Selling at Home and Abroad

The world used to be simpler for defense contractors. For most of the industry’s history, companies did business primarily with their own country’s military and the governments of close allies. This was especially true of the large aerospace and defense (A&D) companies in the United States and Europe. Until the 2000s, large defense contractors were the norm in this industry, adapting their business directly to their home country’s military and relying on just a few international exports. In effect, they were big fish in a very clearly defined pond. They had a small number of specialized customers with large budgets and highly specialized means of selling to them.

But starting in the 1990s, the context began to shift — and now it is extremely complex. Military buyers want more value for their money. Those in emerging economies want more production in their countries. Though there is much talk of expanding military budgets (for example, in the United States), there is increasing emphasis on smaller, nimbler technologies designed to combat a wider range of threats, many of them asymmetric. Many countries have shifted their priorities away from expensive heavy technology such as fighter planes to more flexible equipment, including autonomous systems, electronics, and cybersecurity. The industry is thus full of new Silicon Valley–style companies that have fewer close ties to their home country’s militaries as well as business models that require them to look for sales in a broader group of countries such as the Middle East, India, Turkey, South Korea, and Japan.

Defense contractors are now reinventing themselves as local businesses with global interests — a very complex endeavor. One sign of this shift is the large number of cross-boundary joint ventures involving A&D contractors. For example, Boeing (in the U.S.) and Tata Advanced Systems (in India) have agreed to coproduce Boeing AH-64 Apache helicopter fuselages and other aero structures; eventually, Tata’s Hyderabad-based production facility will be the sole global producer of the fuselages.
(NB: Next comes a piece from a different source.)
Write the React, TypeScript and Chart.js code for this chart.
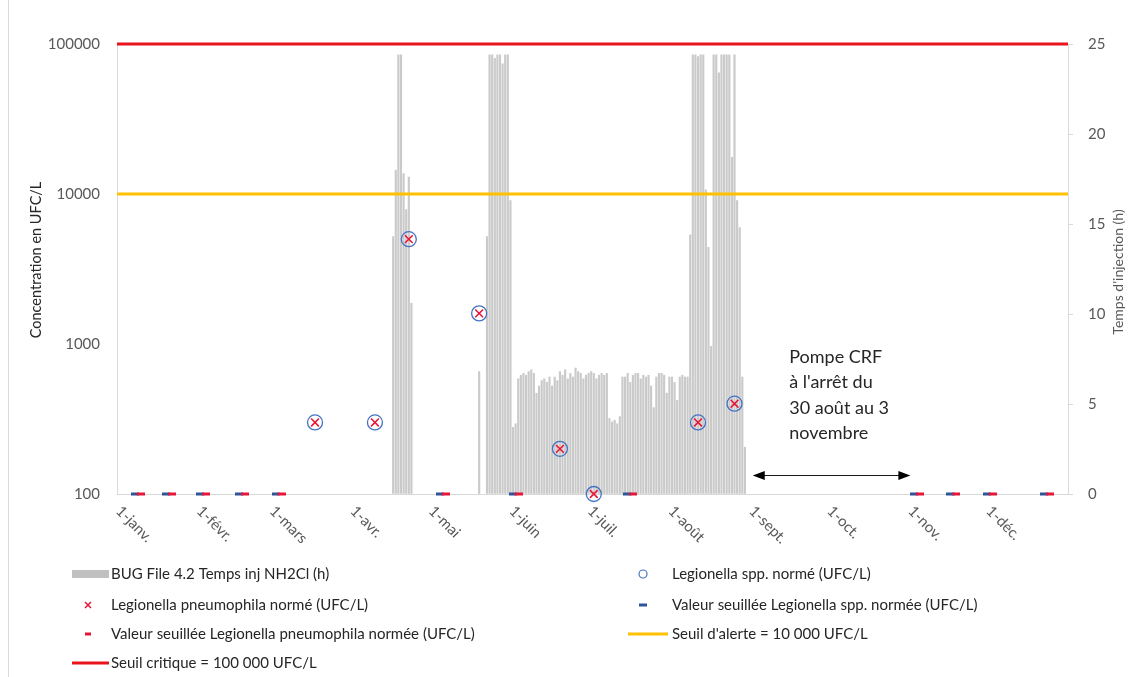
import React, { useEffect, useRef } from 'react';
import { Chart, registerables } from 'chart.js';

Chart.register(...registerables);

const FONT = 'Lato, "Open Sans", sans-serif';

// ---- Axis labels ----
const monthTickDays = [0, 31, 59, 90, 120, 151, 181, 212, 243, 273, 304, 334];
const monthTickLabels = ['1-janv.', '1-févr.', '1-mars', '1-avr.', '1-mai', '1-juin', '1-juil.', '1-août', '1-sept.', '1-oct.', '1-nov.', '1-déc.'];
const concentrationTicks = [100, 1000, 10000, 100000];
const yearRange = [0, 365];

// ---- BUG File 4.2 Temps inj NH2Cl (h), by day of year ----
const injectionDays = [
  106, 107, 108, 109, 110, 111, 112, 113,
  139,
  142, 143, 144, 145, 146, 147, 148, 149, 150, 151, 152, 153,
  154, 155, 156, 157, 158, 159, 160, 161, 162, 163,
  164, 165, 166, 167, 168, 169, 170, 171, 172, 173,
  174, 175, 176, 177, 178, 179, 180, 181, 182, 183,
  184, 185, 186, 187, 188, 189, 190, 191, 192, 193,
  194, 195, 196, 197, 198, 199, 200, 201, 202, 203,
  204, 205, 206, 207, 208, 209, 210, 211, 212, 213,
  214, 215, 216, 217, 218, 219, 220, 221, 222, 223,
  224, 225, 226, 227, 228, 229, 230, 231, 232, 233,
  234, 235, 236, 237, 238, 239, 240, 241,
];
const injectionHours = [
  14.3, 18.0, 24.4, 24.4, 17.8, 15.8, 17.6, 10.6,
  6.8,
  14.3, 24.4, 24.4, 24.2, 24.4, 24.4, 23.9, 24.4, 24.4, 16.3, 3.7, 3.9,
  6.4, 6.6, 6.7, 6.6, 6.8, 6.9, 6.7, 5.6, 6.0, 6.3,
  6.4, 6.2, 6.5, 6.0, 6.5, 6.3, 6.8, 6.6, 6.9, 6.4,
  6.7, 6.5, 7.0, 6.8, 6.7, 6.4, 6.6, 6.7, 6.8, 6.7,
  6.4, 6.6, 6.7, 6.6, 6.7, 4.2, 4.0, 4.1, 3.9, 4.3,
  6.5, 6.5, 6.7, 6.2, 6.6, 6.7, 6.7, 6.4, 6.6, 6.5,
  6.6, 6.0, 4.8, 6.5, 6.7, 6.7, 6.6, 5.6, 6.5, 6.5,
  6.2, 5.2, 6.5, 6.6, 6.5, 6.5, 14.4, 24.4, 24.4, 24.3,
  24.4, 24.4, 16.9, 13.7, 8.2, 24.4, 24.4, 23.4, 24.4, 24.4,
  24.4, 24.4, 18.7, 24.4, 16.3, 14.8, 6.5, 2.6,
];

// ---- Legionella samples (UFC/L) ----
const sampleDays = [76, 99, 112, 139, 170, 183, 223, 237];
const sppValues = [300, 300, 5000, 1600, 200, 100, 300, 400];
const pneumophilaValues = [300, 300, 5000, 1600, 200, 100, 300, 400];

// ---- Thresholded (below detection) values ----
const thresholdDays = [8, 20, 33, 48, 62, 125, 153, 197, 307, 321, 335, 357];
const sppThresholdValues = [100, 100, 100, 100, 100, 100, 100, 100, 100, 100, 100, 100];
const pneumoThresholdValues = [100, 100, 100, 100, 100, 100, 100, 100, 100, 100, 100, 100];

// ---- Reference lines ----
const alertThreshold = 10000;
const criticalThreshold = 100000;

// ---- Annotation ----
const annotationLines = ['Pompe CRF', "à l'arrêt du", '30 août au 3', 'novembre'];
const annotationDay = 258;
const arrowDays = [244, 304.5];
const arrowHours = 1.05;

const legendLeft = [
  'BUG File 4.2 Temps inj NH2Cl (h)',
  'Legionella pneumophila normé (UFC/L)',
  'Valeur seuillée Legionella pneumophila normée (UFC/L)',
  'Seuil critique = 100 000 UFC/L',
];
const legendRight = [
  'Legionella spp. normé (UFC/L)',
  'Valeur seuillée Legionella spp. normée (UFC/L)',
  "Seuil d'alerte = 10 000 UFC/L",
];

const C_BAR = '#cacaca';
const C_BLUE = '#4472c4';
const C_DASH_BLUE = '#2e5597';
const C_RED = '#e8173a';
const C_CRIT = '#e8141b';
const C_ALERT = '#ffc000';
const C_TEXT = '#262626';
const C_TICK = '#595959';
const C_AXIS = '#d9d9d9';

function makeDash(color: string, offset: number) {
  const c = document.createElement('canvas');
  c.width = 14;
  c.height = 4;
  const g = c.getContext('2d')!;
  g.fillStyle = color;
  g.fillRect(offset, 0.5, 8, 3);
  return c;
}

const overlayPlugin = {
  id: 'overlay',
  afterDraw(chart: any) {
    const { ctx, scales, chartArea } = chart;
    const xs = scales.x;
    const y2 = scales.y2;
    ctx.save();

    // frame
    ctx.strokeStyle = C_AXIS;
    ctx.lineWidth = 1;
    ctx.beginPath();
    ctx.moveTo(8.5, 0);
    ctx.lineTo(8.5, 677);
    ctx.stroke();

    // x tick labels (rotated 45° clockwise)
    ctx.font = `15px ${FONT}`;
    ctx.fillStyle = C_TICK;
    ctx.textAlign = 'left';
    ctx.textBaseline = 'middle';
    monthTickDays.forEach((d, i) => {
      const px = xs.getPixelForValue(d);
      ctx.save();
      ctx.translate(px + 1.5, chartArea.bottom + 14.5);
      ctx.rotate(Math.PI / 4);
      ctx.fillText(monthTickLabels[i], 0, 0);
      ctx.restore();
    });

    // left axis title
    ctx.save();
    ctx.font = `14.5px ${FONT}`;
    ctx.fillStyle = C_TEXT;
    ctx.textAlign = 'center';
    ctx.textBaseline = 'middle';
    ctx.translate(36, 260);
    ctx.rotate(-Math.PI / 2);
    ctx.fillText('Concentration en UFC/L', 0, 0);
    ctx.restore();

    // right axis title
    ctx.save();
    ctx.font = `14px ${FONT}`;
    ctx.fillStyle = C_TICK;
    ctx.textAlign = 'center';
    ctx.textBaseline = 'middle';
    ctx.translate(1118, 272);
    ctx.rotate(-Math.PI / 2);
    ctx.fillText("Temps d'injection (h)", 0, 0);
    ctx.restore();

    // annotation text
    ctx.font = `18px ${FONT}`;
    ctx.fillStyle = C_TEXT;
    ctx.textAlign = 'left';
    ctx.textBaseline = 'middle';
    const ax = xs.getPixelForValue(annotationDay);
    annotationLines.forEach((t, i) => {
      ctx.fillText(t, ax, 357 + i * 25.5);
    });

    // double arrow
    const a0 = xs.getPixelForValue(arrowDays[0]);
    const a1 = xs.getPixelForValue(arrowDays[1]);
    const ay = Math.round(y2.getPixelForValue(arrowHours)) + 0.5;
    ctx.strokeStyle = '#1a1a1a';
    ctx.fillStyle = '#000';
    ctx.lineWidth = 1;
    ctx.beginPath();
    ctx.moveTo(a0 + 6, ay);
    ctx.lineTo(a1 - 6, ay);
    ctx.stroke();
    ctx.beginPath();
    ctx.moveTo(a0, ay);
    ctx.lineTo(a0 + 12, ay - 4.5);
    ctx.lineTo(a0 + 12, ay + 4.5);
    ctx.closePath();
    ctx.fill();
    ctx.beginPath();
    ctx.moveTo(a1, ay);
    ctx.lineTo(a1 - 12, ay - 4.5);
    ctx.lineTo(a1 - 12, ay + 4.5);
    ctx.closePath();
    ctx.fill();

    // legend
    const rows = [574, 605, 634, 663];
    ctx.font = `15px ${FONT}`;
    ctx.fillStyle = C_TEXT;
    ctx.textAlign = 'left';
    ctx.textBaseline = 'middle';
    legendLeft.forEach((t, i) => ctx.fillText(t, 111, rows[i]));
    legendRight.forEach((t, i) => ctx.fillText(t, 672, rows[i]));

    // left symbols
    ctx.fillStyle = '#c0c0c0';
    ctx.fillRect(72, rows[0] - 4, 37, 8);
    ctx.strokeStyle = C_RED;
    ctx.lineWidth = 1.5;
    ctx.beginPath();
    ctx.moveTo(85, rows[1] - 3);
    ctx.lineTo(91, rows[1] + 3);
    ctx.moveTo(91, rows[1] - 3);
    ctx.lineTo(85, rows[1] + 3);
    ctx.stroke();
    ctx.fillStyle = C_RED;
    ctx.fillRect(85, rows[2] - 1.5, 6, 3);
    ctx.strokeStyle = C_CRIT;
    ctx.lineWidth = 3;
    ctx.beginPath();
    ctx.moveTo(72, rows[3]);
    ctx.lineTo(109, rows[3]);
    ctx.stroke();

    // right symbols
    ctx.strokeStyle = C_BLUE;
    ctx.lineWidth = 1.2;
    ctx.beginPath();
    ctx.arc(643, rows[0], 4, 0, Math.PI * 2);
    ctx.stroke();
    ctx.fillStyle = C_DASH_BLUE;
    ctx.fillRect(639, rows[1] - 1.5, 8, 3);
    ctx.strokeStyle = C_ALERT;
    ctx.lineWidth = 3;
    ctx.beginPath();
    ctx.moveTo(628, rows[2]);
    ctx.lineTo(668, rows[2]);
    ctx.stroke();

    ctx.restore();
  },
};

export default function App() {
  const ref = useRef<HTMLCanvasElement | null>(null);

  useEffect(() => {
    if (!ref.current) return;
    const dashBlue = makeDash(C_DASH_BLUE, 0);
    const dashRed = makeDash(C_RED, 6);

    const chart = new Chart(ref.current, {
      type: 'bar',
      data: {
        datasets: [
          {
            type: 'line',
            label: 'Legionella spp. normé (UFC/L)',
            data: sampleDays.map((d, i) => ({ x: d, y: sppValues[i] })),
            showLine: false,
            pointStyle: 'circle',
            pointRadius: 7.5,
            pointBorderWidth: 1.3,
            pointBorderColor: C_BLUE,
            pointBackgroundColor: 'rgba(0,0,0,0)',
            xAxisID: 'x',
            yAxisID: 'y',
            clip: false,
            order: 2,
          } as any,
          {
            type: 'line',
            label: 'Legionella pneumophila normé (UFC/L)',
            data: sampleDays.map((d, i) => ({ x: d, y: pneumophilaValues[i] })),
            showLine: false,
            pointStyle: 'crossRot',
            pointRadius: 5.5,
            pointBorderWidth: 1.6,
            pointBorderColor: C_RED,
            xAxisID: 'x',
            yAxisID: 'y',
            clip: false,
            order: 1,
          } as any,
          {
            type: 'line',
            label: 'Valeur seuillée Legionella spp. normée (UFC/L)',
            data: thresholdDays.map((d, i) => ({ x: d, y: sppThresholdValues[i] })),
            showLine: false,
            pointStyle: dashBlue,
            pointRadius: 5,
            xAxisID: 'x',
            yAxisID: 'y',
            clip: false,
            order: 4,
          } as any,
          {
            type: 'line',
            label: 'Valeur seuillée Legionella pneumophila normée (UFC/L)',
            data: thresholdDays.map((d, i) => ({ x: d, y: pneumoThresholdValues[i] })),
            showLine: false,
            pointStyle: dashRed,
            pointRadius: 5,
            xAxisID: 'x',
            yAxisID: 'y',
            clip: false,
            order: 3,
          } as any,
          {
            type: 'line',
            label: "Seuil d'alerte = 10 000 UFC/L",
            data: yearRange.map((d) => ({ x: d, y: alertThreshold })),
            borderColor: C_ALERT,
            borderWidth: 3,
            pointRadius: 0,
            xAxisID: 'x',
            yAxisID: 'y',
            clip: false,
            order: 6,
          } as any,
          {
            type: 'line',
            label: 'Seuil critique = 100 000 UFC/L',
            data: yearRange.map((d) => ({ x: d, y: criticalThreshold })),
            borderColor: C_CRIT,
            borderWidth: 3,
            pointRadius: 0,
            xAxisID: 'x',
            yAxisID: 'y',
            clip: false,
            order: 5,
          } as any,
          {
            type: 'bar',
            label: 'BUG File 4.2 Temps inj NH2Cl (h)',
            data: injectionDays.map((d, i) => ({ x: d, y: injectionHours[i] })),
            backgroundColor: C_BAR,
            borderWidth: 0,
            barThickness: 1.5,
            xAxisID: 'x',
            yAxisID: 'y2',
            order: 10,
          } as any,
        ],
      },
      options: {
        animation: false,
        responsive: true,
        maintainAspectRatio: false,
        layout: { padding: { top: 44, left: 0, right: 0, bottom: 0 }, autoPadding: false },
        plugins: {
          legend: { display: false },
          tooltip: { enabled: false },
          title: { display: false },
        },
        scales: {
          x: {
            type: 'linear',
            position: 'bottom',
            offset: false,
            min: yearRange[0],
            max: yearRange[1],
            ticks: { display: false },
            grid: { display: false, offset: false },
            border: { display: true, color: C_AXIS, width: 1 },
            afterFit: (s: any) => { s.height = 677 - 494; },
          },
          y: {
            type: 'logarithmic',
            position: 'left',
            min: 100,
            max: 100000,
            afterBuildTicks: (s: any) => { s.ticks = concentrationTicks.map((v) => ({ value: v })); },
            ticks: {
              callback: (v: any) => String(v),
              color: C_TICK,
              font: { family: FONT, size: 15 },
              padding: 17,
              autoSkip: false,
            },
            grid: { display: false, drawTicks: false },
            border: { display: true, color: C_AXIS, width: 1 },
            afterFit: (s: any) => { s.width = 117; },
          },
          y2: {
            type: 'linear',
            position: 'right',
            min: 0,
            max: 25,
            ticks: {
              stepSize: 5,
              color: C_TICK,
              font: { family: FONT, size: 15 },
              padding: 15,
            },
            grid: { display: true, drawOnChartArea: false, drawTicks: true, tickLength: 5, color: C_AXIS },
            border: { display: true, color: C_AXIS, width: 1 },
            afterFit: (s: any) => { s.width = 1129 - 1068; },
          },
        },
      } as any,
      plugins: [overlayPlugin],
    });
    return () => chart.destroy();
  }, []);

  return (
    <div style={{ position: 'absolute', left: 0, top: 0, width: 1129, height: 677, background: '#fff' }}>
      <canvas ref={ref} />
    </div>
  );
}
Similarly, a Northrop Grumman joint venture in Saudi Arabia is designing systems and technology for high-end security systems to protect critical infrastructure. In this arrangement, U.S.-derived technology and staffers are augmented by Saudi engineers and selected partners from other Saudi defense-related enterprises. Another Saudi arrangement involves Britain’s BAE Systems, which has a wide-ranging deal to provide electrical engineering know-how, IT systems, and training for both military and industrial development in Saudi Arabia. In Japan, Lockheed Martin, Mitsubishi, and Sampa Kogyo K.K. have formed a joint venture that will work with government military experts to design combat systems for the Japan Maritime Self-Defense Force (JMSDF).